This post is written by contributing writer, Jen from This Gal’s Journey.
There’s a little window next to our front door. It’s just his height, and that’s where he stands. Ice blue eyes peering out into the world, full of questions. And wonder.
He watches intently as I back the car up, around the corner of the house and pull out of the drive. He stays there, unmoving, until I am no longer in sight. At least I think he does. I see those eyes peering at me through the rear view mirror as I drive away. And as the distance between us grows so does the looming sense of guilt filling my heart.
Whether I’m going to work, running down to the shop or out for a run he watches and I shrink inside. Wondering if he wonders if I’ll come back. Wondering if he feels as abandoned as much as I feel like I’m abandoning him. Wondering if he’ll hold it against me when I get home.
Oh sure, he’s got Daddy there. And, let’s face it, Daddy is loads more fun than Mommy, and we all know it! Not to mention his sisters who adore him and fight over who gets to play with him now. He’s no more abandoned now than when I tuck him lovingly into his bed at night. And yet I feel as though he is.
Why is that? My head knows it’s good for him to spend time with his Daddy. And his sisters. And even playing quietly on his own even when I am there. Yet my heart rends each time I pull away. Why?
I also know that my job is exactly what God wants for me right now. And He wants me to take care of myself with exercise so I can better care for those around me. But the guilt, oh the guilt.
I manage to get my mind focused on the tasks at hand, and yet every so often the image of him, nose to glass, floats across my mind. My mommy heart breaks all over again and I’m ready to be home with him and his sweet sisters. All the while the wondering continues…will he remember?

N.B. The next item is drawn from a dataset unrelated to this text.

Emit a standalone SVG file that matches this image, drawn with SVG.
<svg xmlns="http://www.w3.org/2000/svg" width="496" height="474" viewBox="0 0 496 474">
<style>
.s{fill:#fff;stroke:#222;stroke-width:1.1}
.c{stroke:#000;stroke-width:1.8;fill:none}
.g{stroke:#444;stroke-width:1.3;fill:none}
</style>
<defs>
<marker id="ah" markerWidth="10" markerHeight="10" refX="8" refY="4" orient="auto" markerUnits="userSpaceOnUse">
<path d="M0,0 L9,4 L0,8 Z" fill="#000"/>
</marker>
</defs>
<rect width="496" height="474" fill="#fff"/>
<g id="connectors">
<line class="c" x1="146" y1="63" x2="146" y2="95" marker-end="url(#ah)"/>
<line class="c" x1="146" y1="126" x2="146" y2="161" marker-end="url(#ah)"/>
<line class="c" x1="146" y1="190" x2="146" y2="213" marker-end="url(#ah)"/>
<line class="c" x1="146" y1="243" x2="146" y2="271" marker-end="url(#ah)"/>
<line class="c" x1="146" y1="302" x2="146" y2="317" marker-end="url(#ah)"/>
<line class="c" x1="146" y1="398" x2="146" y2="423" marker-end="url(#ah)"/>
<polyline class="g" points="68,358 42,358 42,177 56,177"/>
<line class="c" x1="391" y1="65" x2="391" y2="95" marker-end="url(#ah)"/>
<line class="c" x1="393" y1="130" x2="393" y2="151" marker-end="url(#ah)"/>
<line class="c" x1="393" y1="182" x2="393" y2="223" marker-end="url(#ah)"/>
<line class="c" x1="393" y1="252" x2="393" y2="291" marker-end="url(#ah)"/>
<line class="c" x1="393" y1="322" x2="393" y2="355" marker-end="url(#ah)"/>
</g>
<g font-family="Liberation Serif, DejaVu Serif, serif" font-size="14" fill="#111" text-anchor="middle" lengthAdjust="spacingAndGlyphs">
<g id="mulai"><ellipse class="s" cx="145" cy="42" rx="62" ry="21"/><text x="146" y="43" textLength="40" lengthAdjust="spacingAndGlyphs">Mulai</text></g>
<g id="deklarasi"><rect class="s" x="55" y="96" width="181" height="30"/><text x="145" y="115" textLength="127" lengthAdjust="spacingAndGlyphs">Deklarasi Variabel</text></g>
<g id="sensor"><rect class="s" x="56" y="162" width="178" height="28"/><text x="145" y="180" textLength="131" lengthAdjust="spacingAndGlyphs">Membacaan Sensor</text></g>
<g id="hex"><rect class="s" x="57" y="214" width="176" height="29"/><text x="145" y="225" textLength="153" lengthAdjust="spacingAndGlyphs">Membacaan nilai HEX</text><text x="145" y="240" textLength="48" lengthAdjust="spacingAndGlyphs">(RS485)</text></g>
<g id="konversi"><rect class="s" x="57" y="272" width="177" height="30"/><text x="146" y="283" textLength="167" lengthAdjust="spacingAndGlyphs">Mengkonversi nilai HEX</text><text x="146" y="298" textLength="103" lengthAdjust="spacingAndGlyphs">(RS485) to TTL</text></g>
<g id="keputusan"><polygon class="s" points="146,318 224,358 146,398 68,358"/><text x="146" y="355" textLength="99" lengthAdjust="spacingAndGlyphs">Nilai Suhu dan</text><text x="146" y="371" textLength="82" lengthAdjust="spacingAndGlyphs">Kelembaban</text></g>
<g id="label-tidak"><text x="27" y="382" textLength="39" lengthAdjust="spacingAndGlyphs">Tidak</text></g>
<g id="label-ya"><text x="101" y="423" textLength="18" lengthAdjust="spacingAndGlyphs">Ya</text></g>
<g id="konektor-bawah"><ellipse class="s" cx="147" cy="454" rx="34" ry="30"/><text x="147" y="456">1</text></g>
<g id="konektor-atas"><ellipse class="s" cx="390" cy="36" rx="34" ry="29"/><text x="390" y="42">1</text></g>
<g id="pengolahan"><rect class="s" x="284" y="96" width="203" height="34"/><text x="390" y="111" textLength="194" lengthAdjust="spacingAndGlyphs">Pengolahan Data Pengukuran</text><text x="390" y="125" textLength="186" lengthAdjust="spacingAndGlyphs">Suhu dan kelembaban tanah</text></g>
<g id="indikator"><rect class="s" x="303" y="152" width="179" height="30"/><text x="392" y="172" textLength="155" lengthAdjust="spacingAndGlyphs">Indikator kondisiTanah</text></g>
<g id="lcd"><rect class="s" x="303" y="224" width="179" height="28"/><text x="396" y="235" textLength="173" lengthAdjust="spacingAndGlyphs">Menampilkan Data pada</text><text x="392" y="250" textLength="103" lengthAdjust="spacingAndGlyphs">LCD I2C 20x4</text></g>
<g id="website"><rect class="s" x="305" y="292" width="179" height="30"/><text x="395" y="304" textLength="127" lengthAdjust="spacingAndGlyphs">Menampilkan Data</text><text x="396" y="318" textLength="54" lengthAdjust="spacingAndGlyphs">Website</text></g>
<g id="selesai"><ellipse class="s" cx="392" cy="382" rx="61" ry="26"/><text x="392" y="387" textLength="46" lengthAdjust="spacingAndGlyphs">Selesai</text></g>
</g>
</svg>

I open the door and the sounds of belly laughter and pitter-pattering feet greet me. I told you Daddy was more fun. Then, he catches sight of me. He stops – the whole world stops – until a grin so big you’d be hard pressed to measure it, breaks onto his face and one of the three sweetest voices I’ve ever heard shouts, “Mommy!!!”
I stoop down and he runs to my arms, knocking me over in the process. We kiss and hug and laugh and squeal and my heart is full and whole once more. If he remembers, he chooses not to. The grace of a child – a baby – is like none other.
And that is when the Voice whispers deeply into my soul.
You so freely accept their grace. Why do you fight against Mine? Let me free you.
And for the first time all day (but it won’t be the last) I breathe deep the Free Air, and dance in my heart at the Grace in which I am immersed.